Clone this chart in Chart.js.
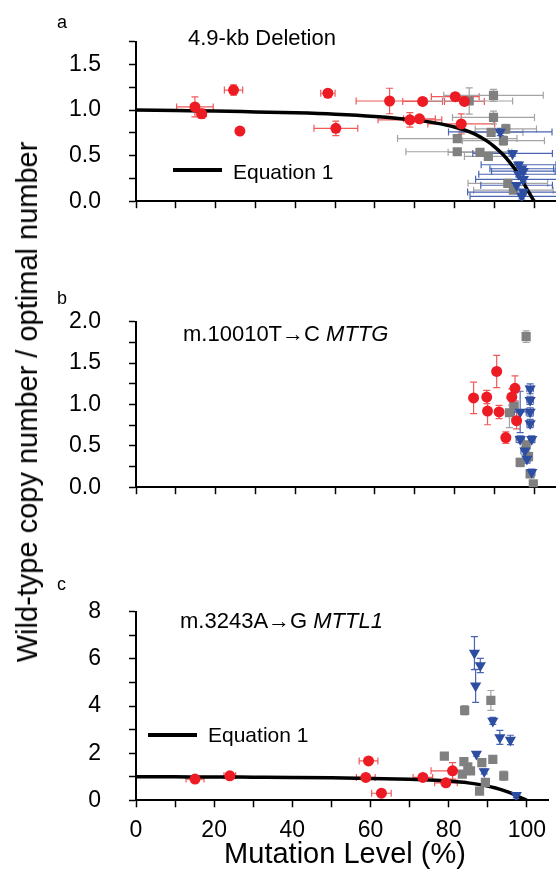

--

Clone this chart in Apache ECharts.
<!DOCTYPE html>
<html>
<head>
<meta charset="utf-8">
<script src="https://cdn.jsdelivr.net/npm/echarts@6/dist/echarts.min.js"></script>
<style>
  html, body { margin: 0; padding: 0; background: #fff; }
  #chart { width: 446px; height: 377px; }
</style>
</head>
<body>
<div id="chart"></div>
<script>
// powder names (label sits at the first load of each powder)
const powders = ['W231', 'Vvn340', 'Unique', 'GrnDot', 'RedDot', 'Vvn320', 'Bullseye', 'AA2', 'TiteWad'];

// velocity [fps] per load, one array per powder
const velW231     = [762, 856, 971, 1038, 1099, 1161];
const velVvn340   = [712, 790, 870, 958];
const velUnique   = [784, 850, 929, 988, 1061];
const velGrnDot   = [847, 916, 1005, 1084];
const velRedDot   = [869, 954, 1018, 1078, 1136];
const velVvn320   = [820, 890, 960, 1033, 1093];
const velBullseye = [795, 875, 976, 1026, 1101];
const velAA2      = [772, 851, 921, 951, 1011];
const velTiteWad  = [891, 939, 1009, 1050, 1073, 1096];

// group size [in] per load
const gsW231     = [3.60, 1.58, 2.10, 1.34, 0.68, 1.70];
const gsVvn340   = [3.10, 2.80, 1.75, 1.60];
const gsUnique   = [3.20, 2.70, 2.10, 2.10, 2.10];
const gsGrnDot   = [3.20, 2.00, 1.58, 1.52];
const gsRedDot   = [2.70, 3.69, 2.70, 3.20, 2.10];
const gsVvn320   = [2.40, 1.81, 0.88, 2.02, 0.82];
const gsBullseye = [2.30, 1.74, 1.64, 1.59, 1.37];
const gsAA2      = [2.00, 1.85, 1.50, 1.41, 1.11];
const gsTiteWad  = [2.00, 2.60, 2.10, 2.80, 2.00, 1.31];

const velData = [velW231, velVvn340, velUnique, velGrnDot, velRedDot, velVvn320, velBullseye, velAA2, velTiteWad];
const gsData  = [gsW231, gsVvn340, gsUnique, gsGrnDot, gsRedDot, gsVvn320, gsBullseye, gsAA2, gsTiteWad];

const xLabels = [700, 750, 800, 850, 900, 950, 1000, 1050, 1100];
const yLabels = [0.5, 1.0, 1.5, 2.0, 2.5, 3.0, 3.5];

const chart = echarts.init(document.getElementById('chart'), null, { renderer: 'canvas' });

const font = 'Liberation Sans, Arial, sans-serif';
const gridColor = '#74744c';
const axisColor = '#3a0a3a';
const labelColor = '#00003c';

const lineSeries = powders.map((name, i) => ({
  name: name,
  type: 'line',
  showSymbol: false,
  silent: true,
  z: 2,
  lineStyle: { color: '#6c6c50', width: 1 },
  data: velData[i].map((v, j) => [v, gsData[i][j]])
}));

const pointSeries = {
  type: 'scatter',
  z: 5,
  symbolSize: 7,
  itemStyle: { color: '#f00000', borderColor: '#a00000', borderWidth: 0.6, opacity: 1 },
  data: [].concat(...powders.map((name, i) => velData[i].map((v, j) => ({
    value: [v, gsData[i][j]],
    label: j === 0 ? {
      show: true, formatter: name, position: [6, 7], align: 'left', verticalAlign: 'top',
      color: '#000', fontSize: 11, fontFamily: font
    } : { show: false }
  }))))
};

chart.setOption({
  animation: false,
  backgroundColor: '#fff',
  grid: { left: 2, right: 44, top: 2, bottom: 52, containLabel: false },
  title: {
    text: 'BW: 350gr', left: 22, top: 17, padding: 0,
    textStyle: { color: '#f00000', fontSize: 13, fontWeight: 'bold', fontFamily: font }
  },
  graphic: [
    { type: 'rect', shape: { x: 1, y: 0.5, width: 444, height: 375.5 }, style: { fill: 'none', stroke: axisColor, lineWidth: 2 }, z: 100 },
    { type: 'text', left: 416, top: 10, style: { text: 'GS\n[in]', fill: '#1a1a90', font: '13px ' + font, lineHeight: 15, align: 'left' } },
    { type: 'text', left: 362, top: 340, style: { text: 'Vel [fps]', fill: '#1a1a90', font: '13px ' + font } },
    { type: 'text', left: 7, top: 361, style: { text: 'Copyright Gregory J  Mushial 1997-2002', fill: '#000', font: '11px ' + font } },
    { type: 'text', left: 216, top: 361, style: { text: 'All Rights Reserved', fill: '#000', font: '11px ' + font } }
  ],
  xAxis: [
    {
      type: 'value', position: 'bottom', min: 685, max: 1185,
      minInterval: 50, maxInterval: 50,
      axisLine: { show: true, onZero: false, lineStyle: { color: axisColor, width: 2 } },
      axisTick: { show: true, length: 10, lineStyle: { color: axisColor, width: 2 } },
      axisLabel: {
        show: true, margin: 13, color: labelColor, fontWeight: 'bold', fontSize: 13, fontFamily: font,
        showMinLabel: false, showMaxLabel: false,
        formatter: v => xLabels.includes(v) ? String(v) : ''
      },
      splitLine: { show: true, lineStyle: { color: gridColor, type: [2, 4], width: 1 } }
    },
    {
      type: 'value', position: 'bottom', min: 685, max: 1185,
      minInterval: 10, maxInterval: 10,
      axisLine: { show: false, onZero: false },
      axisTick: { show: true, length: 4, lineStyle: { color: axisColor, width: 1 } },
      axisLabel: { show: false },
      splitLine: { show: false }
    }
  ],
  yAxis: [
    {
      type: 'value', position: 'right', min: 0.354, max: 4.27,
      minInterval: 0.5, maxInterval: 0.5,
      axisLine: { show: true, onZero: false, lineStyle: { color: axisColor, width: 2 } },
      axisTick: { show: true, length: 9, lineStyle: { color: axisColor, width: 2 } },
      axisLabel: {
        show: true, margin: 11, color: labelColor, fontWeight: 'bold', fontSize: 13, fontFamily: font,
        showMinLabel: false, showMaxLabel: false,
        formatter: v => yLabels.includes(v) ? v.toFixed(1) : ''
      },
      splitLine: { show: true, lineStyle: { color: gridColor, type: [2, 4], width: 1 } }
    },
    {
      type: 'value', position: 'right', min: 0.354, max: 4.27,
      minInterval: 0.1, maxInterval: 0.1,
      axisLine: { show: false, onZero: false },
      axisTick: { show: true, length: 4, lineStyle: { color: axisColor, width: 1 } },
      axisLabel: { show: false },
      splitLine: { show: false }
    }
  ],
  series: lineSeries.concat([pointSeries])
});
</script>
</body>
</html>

==

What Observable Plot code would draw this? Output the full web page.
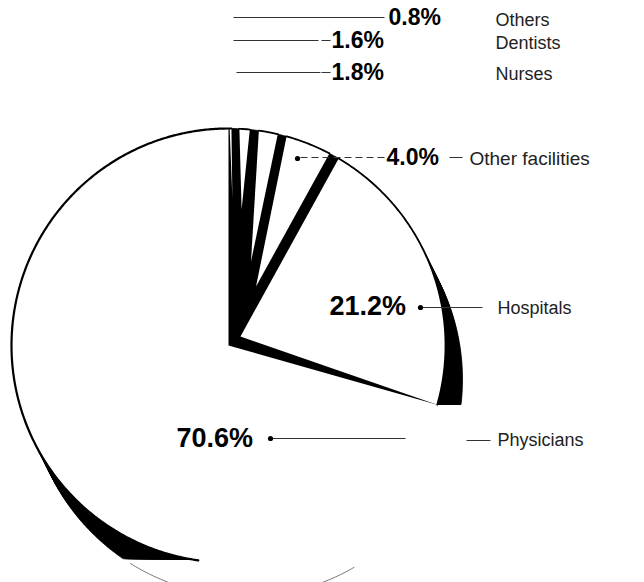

** WORK TO COMPLETE **
Give the count of lines in the listing that hold the word "this", with no other text.

** WORKED ANSWER **
3